The timing, amid intensifying U.S. pressure, suggests a calculated effort to create negotiating space and demonstrate seriousness to Washington. 

Rights groups caution that conditional releases often function as leverage rather than reform, and Cuban officials have not disclosed who will be freed. 

Crucially, Díaz‑Canel’s public acknowledgment of talks marks a rhetorical shift. 

By admitting negotiations while emphasizing mutual respect for sovereignty and political systems, Havana is testing Trump’s transactional instincts without offering outright capitulation. 

But it is also, in words at least, offering to work with the U.S. constructively on what Díaz‑Canel called “solutions”.

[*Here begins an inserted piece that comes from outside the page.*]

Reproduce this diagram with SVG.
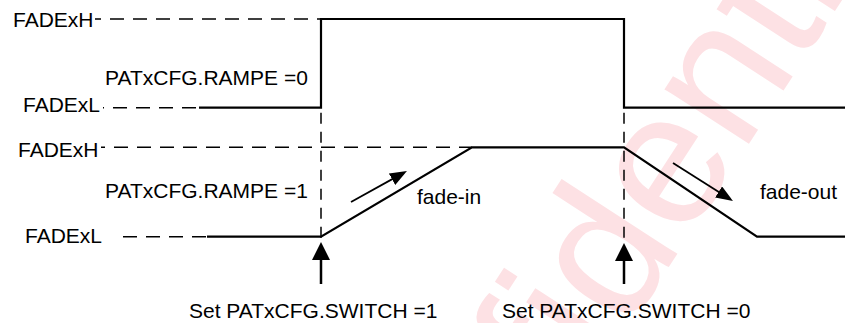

The approach reflects a deliberate effort to engage rather than provoke, and to avoid the fatal mistakes of allies who chose confrontation. 

The Cuban Bet

Cuba’s leadership is betting that engagement, not defiance, offers the best chance of survival under a U.S. president who rewards deals and punishes resistance. 

By learning from Venezuela’s experience and reading the limits of Chinese and Russian backing, Havana has opted for symbolic concessions and open dialogue over ideological posturing. 

Whether this strategy succeeds remains uncertain. 

Trump’s negotiations are often unpredictable, and goodwill gestures do not guarantee relief. 

But in choosing engagement over confrontation, Cuba has signaled a sober reassessment of power, and a belief that bending, at least tactically, may be preferable to breaking. 

Especially when the alternative is open confrontation with a U.S. president who has repeatedly shown he is willing to act on threats.